As mentioned in the linked article, Seattle has multiple players who have been earning per game roster bonuses beyond what was anticipated heading into 2017. This list includes Michael Bennett, Blair Walsh, Joeckel and Eddie Lacy, which is why, according to the NFLPA salary cap report, the Seahawks are $525,196 over the salary cap as of today.
However, just as per game roster bonuses taketh away, they have the ability to give back as well. For 2017 Seattle has at least two of its veteran players, Kam Chancellor and Cliff Avril, who were each earning per game active roster bonuses of $31,250 before landing on injured reserve. Those per game roster bonuses that aren’t earned are not credited back into the salary cap until the end of the season, so even though neither Chancellor nor Avril has been earning their bonuses the team has yet to receive the cap credit for these players. Thus, it becomes necessary to take a quick look at their-per game bonus situation and its effect on the 2017 cap.
And thus, just between those two players, the team will get a credit that will absorb the majority of the amount Seattle is over the cap, rendering the salary cap situation a bit easier to deal with.
One other question that fans have posed in recent weeks had to do with the rules regarding the team’s compliance with the salary cap, and why the team was allowed to stay out of compliance. Technically the CBA gives teams a week to come into compliance when they are not under the salary cap, but the rules regarding a team being over the salary cap were created in the 90s when it was a hard use it or lose it type cap. With teams now having the ability to roll cap space from year to year, going over the cap one season simply results in an automatic reduction of cap space the next season.

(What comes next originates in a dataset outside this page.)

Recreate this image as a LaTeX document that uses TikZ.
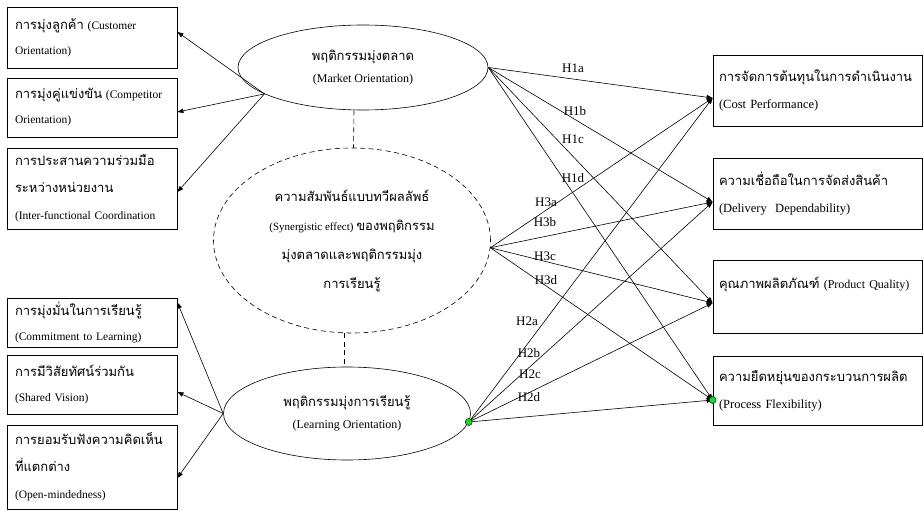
\documentclass[tikz,border=0pt]{standalone}
\usepackage{fontspec}
\setmainfont{Liberation Serif}
\newfontfamily\thaifont[Script=Thai]{Loma}
\usetikzlibrary{shapes.geometric,arrows.meta}
\definecolor{handlegreen}{RGB}{20,220,40}
\newcommand{\tha}[1]{{\thaifont\fontsize{13}{24}\selectfont #1}}

\begin{document}
\begin{tikzpicture}[x=1pt,y=-1pt,
    factor/.style={draw, line width=0.8pt, text width=154pt, align=left, inner xsep=8pt, inner ysep=4pt, font=\fontsize{11.5}{25}\selectfont},
    outcome/.style={draw, line width=0.8pt, text width=197pt, align=left, inner xsep=6pt, inner ysep=4pt, font=\fontsize{12.5}{27}\selectfont},
    construct/.style={draw, ellipse, line width=0.6pt, inner sep=0pt, align=center, font=\fontsize{12}{22}\selectfont},
    link/.style={-{Triangle[length=6pt,width=4.5pt]}, line width=0.6pt},
    hlabel/.style={font=\fontsize{13}{15}\selectfont, inner sep=0pt},
    handle/.style={circle, draw, fill=handlegreen, minimum size=7pt, inner sep=0pt}]
    \useasboundingbox (0,0) rectangle (924,513);
    % Market orientation and its dimensions
    \node[construct, minimum width=250pt, minimum height=85pt] (mkt) at (363,67.5)
        {\tha{พฤติกรรมมุ่งตลาด}\\(Market Orientation)};
    \node[factor, minimum height=61pt] (cust) at (92,37.5)
        {\tha{การมุ่งลูกค้า} (Customer\\Orientation)};
    \node[factor, minimum height=59pt] (comp) at (92,107.5)
        {\tha{การมุ่งคู่แข่งขัน} (Competitor\\Orientation)};
    \node[factor, minimum height=81pt, font=\fontsize{11.5}{27}\selectfont] (inter) at (92,188.5)
        {\tha{การประสานความร่วมมือ}\\\tha{ระหว่างหน่วยงาน}\\(Inter-functional Coordination};
    \draw[link] (mkt.195) -- ([yshift=5.5pt]cust.east);
    \draw[link] (mkt.195) -- ([yshift=-4.5pt]comp.east);
    \draw[link] (mkt.195) -- ([yshift=-3.5pt]inter.east);
    % Synergy
    \node[construct, dashed, dash pattern=on 5pt off 3.5pt, minimum width=277pt, minimum height=185pt,
        font=\fontsize{11}{29}\selectfont] (syn) at (352,240.5)
        {\tha{ความสัมพันธ์แบบทวีผลลัพธ์}\\(Synergistic effect) \tha{ของพฤติกรรม}\\
         \tha{มุ่งตลาดและพฤติกรรมมุ่ง}\\\tha{การเรียนรู้}};
    % Learning orientation and its dimensions
    \node[construct, minimum width=247pt, minimum height=93pt] (lrn) at (347,413.5)
        {\tha{พฤติกรรมมุ่งการเรียนรู้}\\(Learning Orientation)};
    \node[factor, minimum height=49pt] (commit) at (92,322.5)
        {\tha{การมุ่งมั่นในการเรียนรู้}\\(Commitment to Learning)};
    \node[factor, minimum height=59pt] (shared) at (92,384.5)
        {\tha{การมีวิสัยทัศน์ร่วมกัน}\\(Shared Vision)};
    \node[factor, minimum height=84pt, font=\fontsize{11.5}{27}\selectfont] (open) at (92,467)
        {\tha{การยอมรับฟังความคิดเห็น}\\\tha{ที่แตกต่าง}\\(Open-mindedness)};
    \draw[link] (lrn.west) -- ([yshift=20pt]commit.east);
    \draw[link] (lrn.west) -- ([yshift=-7.5pt]shared.east);
    \draw[link] (lrn.west) -- ([yshift=-11pt]open.east);
    % dashed ties
    \draw[dashed, dash pattern=on 5pt off 3.5pt, line width=0.6pt] ([xshift=-9pt]mkt.south) -- ([xshift=1.5pt]syn.north);
    \draw[dashed, dash pattern=on 5pt off 3.5pt, line width=0.6pt] ([xshift=-8pt]syn.south) -- ([xshift=-3pt]lrn.north);
    % Operational performance
    \node[outcome, minimum height=71pt] (cost) at (817.5,90.5)
        {\tha{การจัดการต้นทุนในการดำเนินงาน}\\(Cost Performance)};
    \node[outcome, minimum height=71pt] (deliv) at (817.5,193.5)
        {\tha{ความเชื่อถือในการจัดส่งสินค้า}\\(Delivery\ \ Dependability)};
    \node[outcome, minimum height=73pt] (qual) at (817.5,296.5)
        {\mbox{\tha{คุณภาพผลิตภัณฑ์} {\fontsize{12}{27}\selectfont(Product Quality)}}\\\mbox{}};
    \node[outcome, minimum height=69pt] (flex) at (817.5,390.5)
        {\tha{ความยืดหยุ่นของกระบวนการผลิต}\\(Process Flexibility)};
    \coordinate (costin) at ([yshift=-7.5pt]cost.west);
    \coordinate (delivin) at ([yshift=-8.5pt]deliv.west);
    \coordinate (qualin) at ([yshift=-6.5pt]qual.west);
    \coordinate (flexin) at ([yshift=-9.5pt]flex.west);
    % Hypotheses
    \foreach \src in {mkt.east, syn.-3, lrn.-4}
        \foreach \tgt in {costin, delivin, qualin, flexin}
            \draw[link] (\src) -- (\tgt);
    \node[hlabel] (h1a) at (573,68) {H1a};
    \node[hlabel] (h1b) at (575,111) {H1b};
    \node[hlabel] (h1c) at (573,139) {H1c};
    \node[hlabel] (h1d) at (573,178) {H1d};
    \node[hlabel] (h3a) at (546,202) {H3a};
    \node[hlabel] (h3b) at (545,222) {H3b};
    \node[hlabel] (h3c) at (545,256) {H3c};
    \node[hlabel] (h3d) at (546,280) {H3d};
    \node[hlabel] (h2a) at (527,321) {H2a};
    \node[hlabel] (h2b) at (529,353) {H2b};
    \node[hlabel] (h2c) at (530,374) {H2c};
    \node[hlabel] (h2d) at (529,397) {H2d};
    % handles
    \node[handle] (dot1) at (lrn.-4) {};
    \node[handle] (dot2) at (flexin) {};
\end{tikzpicture}
\end{document}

Now, obviously the league is not about to allow a team like the Seahawks to use future cap years as a credit card, and would not likely approve contracts with base salaries or prorated signing bonuses which put the team over the cap. However, the league does not seem to mind if earned incentives end up pushing a team slightly past the salary cap. For example, returning to the salary cap report from the NFLPA, here are the four lines of the report looking at the NFC West teams.
In particular, take note of the fact that the Los Angeles Rams rolled a negative $939,689 from 2016 into 2017, which is a far larger negative amount than Seattle is likely to roll from 2017 into 2018. Thus, it appears, the Seahawks are unlikely to face any penalty for finishing 2017 above the salary cap, with the league simply deducting whatever amount they are over the cap from their available 2018 cap space.
In the coming weeks I’ll be taking a look into the 2018 cap situation, in particular evaluating some of the options available to Seattle as it pertains to the star players in the later years of their contracts. However, for the time being, the Seahawks still have the final game of the 2017 regular season to worry about, and with some luck a handful of playoff games following that.